On top of this, China is ranked 177 in the 2019 World Press Freedom Index, third from last in front of only North Korea and Eritrea, according to Reporters Without Borders. It is not uncommon for the Chinese Communist Party to hire writers to work under a pseudonym and praise the government in print media in order to sneakily give readers propaganda, according to The China Quarterly.
How can WKU partner to teach journalism with a university hosted by a country that doesn’t even share its basic beliefs on what journalism should be? What skills could a WKU student studying journalism learn from studying abroad in a country which actively suppresses its media?
This partnering with China could not come at a worse time, as the country has been on the world stage actively trying to take away Hong Kong’s democracy and implement communist law.
In the past, Chinese citizens have sought protection in Hong Kong after violating mainland China’s media laws, and this ongoing fight for the city has jeopardized this safety net for citizens’ voices.
The Chinese government also has an estimated 1.5 million Uyghur Muslims in concentration camps — known in mainland China as re-education camps — in which Chinese officials force the Uyghurs to conform to the Chinese Communist ideology, according to Reuters.

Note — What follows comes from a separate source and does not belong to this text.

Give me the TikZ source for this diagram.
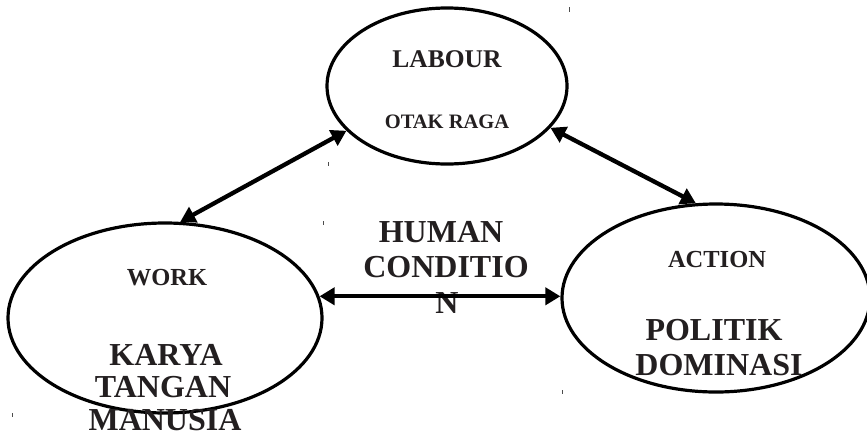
\documentclass[tikz,border=0pt]{standalone}
\usepackage{fontspec}
\setmainfont{Liberation Serif}
\usetikzlibrary{shapes.geometric,arrows.meta}
\definecolor{ink}{HTML}{231F20}
\tikzset{
  oval/.style={draw=black, line width=3.2pt, ellipse, inner sep=0pt},
  dbl/.style={line width=4.3pt, {Triangle[length=15pt,width=17pt]}-{Triangle[length=15pt,width=17pt]}, shorten <=0pt, shorten >=0pt},
  lbl/.style={anchor=base, inner sep=0pt, text=ink, font=\bfseries},
  tick/.style={line width=0.8pt, black!70}
}
\begin{document}
\begin{tikzpicture}[x=1pt,y=-1pt]
\useasboundingbox (0,0) rectangle (867,437);
\fill[white] (0,0) rectangle (867,437);
% ellipses
\node[oval, minimum width=240pt, minimum height=156pt] (labour) at (447,86) {};
\node[oval, minimum width=314pt, minimum height=190pt] (work) at (165,318) {};
\node[oval, minimum width=308pt, minimum height=188pt] (action) at (716,298) {};
% texts
\node[lbl, font=\bfseries\fontsize{25.5}{30}\selectfont] (t1) at (447,67) {LABOUR};
\node[lbl, font=\bfseries\fontsize{20.5}{24}\selectfont] (t2) at (447,128) {OTAK RAGA};
\node[lbl, font=\bfseries\fontsize{24.5}{28}\selectfont] (t3) at (167,285) {WORK};
\node[lbl, font=\bfseries\fontsize{32}{34}\selectfont] (t4) at (166,365) {KARYA};
\node[lbl, font=\bfseries\fontsize{32}{34}\selectfont] (t5) at (163,397) {TANGAN};
\node[lbl, font=\bfseries\fontsize{32}{34}\selectfont] (t6) at (165,430) {MANUSIA};
\node[lbl, font=\bfseries\fontsize{24.5}{28}\selectfont] (t7) at (717,267) {ACTION};
\node[lbl, font=\bfseries\fontsize{32}{34}\selectfont] (t8) at (714,340) {POLITIK};
\node[lbl, font=\bfseries\fontsize{32}{34}\selectfont] (t9) at (719,375) {DOMINASI};
\node[lbl, font=\bfseries\fontsize{32}{34}\selectfont] (h1) at (441,242) {HUMAN};
\node[lbl, font=\bfseries\fontsize{32}{34}\selectfont] (h2) at (446,277) {CONDITIO};
\node[lbl, font=\bfseries\fontsize{32}{34}\selectfont] (h3) at (447,313) {N};
% connectors
\draw[dbl] (work.81) -- (labour.204);
\draw[dbl] (labour.-22) -- (action.102);
\coordinate (wr) at (work.8);
\draw[dbl] (wr) -- (wr -| action.west);
% stray ticks
\draw[tick] (569,7) -- (569,12);
\draw[tick] (328,162) -- (328,166);
\draw[tick] (323,221) -- (323,225);
\draw[tick] (12,413) -- (12,417);
\draw[tick] (562,390) -- (562,394);
\end{tikzpicture}
\end{document}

These concentration camps have been in place since 2014 partially in order to fight separatism, crushing multiculturalism and diversity by ripping families apart for no reason other than their religion.
WKU President Timothy Caboni has repeatedly spoken about WKU’s need for diversity, and John Sunnygard, WKU’s associate provost for Global Learning and International Affairs, even said in an email to the Herald that diversity was a factor in this agreement.
If this is the case, why does WKU not reach an agreement with another institution that shares its supposed desire for diversity?
Surely WKU could find a university which actually shares its beliefs on how psychology, education and journalism should be taught. It also should not be difficult to find a university which holds these values and is located in a country whose government is not committing atrocities upon its own people — unlike the one with which WKU just reached an agreement.
WKU’s decision is equally, if not more, shortsighted than its previous one with the Confucius Institute. This agreement is entirely different than the Chinese Flagship Program, which is a program meant to enrich students about China’s vibrant culture and treasured history dating back thousands of years.
However, this agreement is a form of WKU complying with the Chinese government, which is the very power that keeps Chinese citizens oppressed. WKU should not endorse programs backed by an authoritarian government; it’s that simple.